The former president has been joined at the courthouse in recent days by a slew of conservative supporters, including some considered potential vice presidential picks and others angling for future administration roles. House Speaker Mike Johnson appeared Tuesday.

Gaetz later posted a photo on social media of him standing behind Trump in court, with the words, “Standing back, and standing by, Mr. President.” That is a phrase that the Proud Boys, an extremist group whose leaders were convicted of seditious conspiracy after the Jan. 6, 2021, attack on the U.S. Capitol, have used since Trump, during a 2020 campaign debate, said: “Proud Boys, stand back and stand by.”

While questioning Cohen, defense lawyers have not focused on the hush money scheme or the criminal charges at issue. Instead, they have peppered him with questions about his own misdeeds and his new persona as fierce Trump critic to attack Cohen’s credibility and motivations.

Blanche confronted Cohen with profane social media posts, a podcast and books he wrote about the former president, getting Cohen to acknowledge that he has made millions of dollars off slamming Trump. In one clip played in court Thursday, Cohen could be heard using an expletive and saying he truly hopes “that this man ends up in prison.”

“It won’t bring back the year that I lost or the damage done to my family. But revenge is a dish best served cold,” Cohen was heard saying. “You better believe that I want this man to go down.”

Cohen acknowledged he has continued to attack Trump, even during the trial.

In one social media post cited by the defense attorney, Cohen called Trump an alliterative and explicit nickname, as well as an “orange-crusted ignoramus.” Asked if he used the phrase, Cohen responded: “Sounds correct.”

Cohen, in earlier testimony, told jurors how his life and relationship with Trump were upended after the FBI raided his office, apartment and hotel room in 2018. Trump initially showered him with affection on social media and predicted that Cohen would not “flip.” Trump’s tone changed when, months later, Cohen pleaded guilty to federal campaign-finance charges and implicated him in the hush money scheme. Trump was not charged with a crime related to the federal investigation.

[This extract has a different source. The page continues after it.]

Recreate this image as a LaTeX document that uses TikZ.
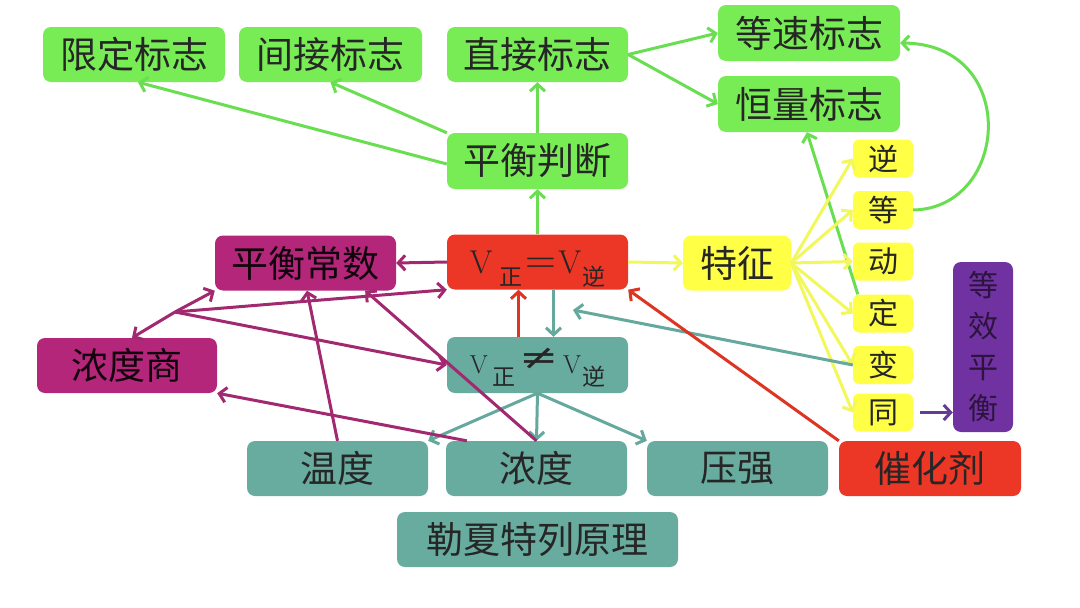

Cohen also described a meeting in which he says he and Trump discussed with Allen Weisselberg, a former Trump Organization chief financial officer, how the reimbursements for Cohen’s $130,000 hush money payment to porn actor Stormy Daniels would be paid as legal services over monthly installments. That’s important because prosecutors say the reimbursements were falsely logged as legal expenses to conceal the payments’ true purpose.

Defense lawyers are expected to question Cohen through the end of the day on Thursday. Manhattan District Attorney Alvin Bragg’s office has said it will rest its case once he’s done on the stand, though it could have an opportunity to call rebuttal witnesses if Trump’s lawyers put on witnesses of their own.

The defense isn’t obligated to call any witnesses, and it’s unclear whether the attorneys will do so. Blanche told Judge Juan M. Merchan on Tuesday that the defense may call one expert witness and that there was still no determination on whether Trump would take the stand.

In any event, the trial will take Friday off so Trump can attend the high school graduation of his youngest son, Barron.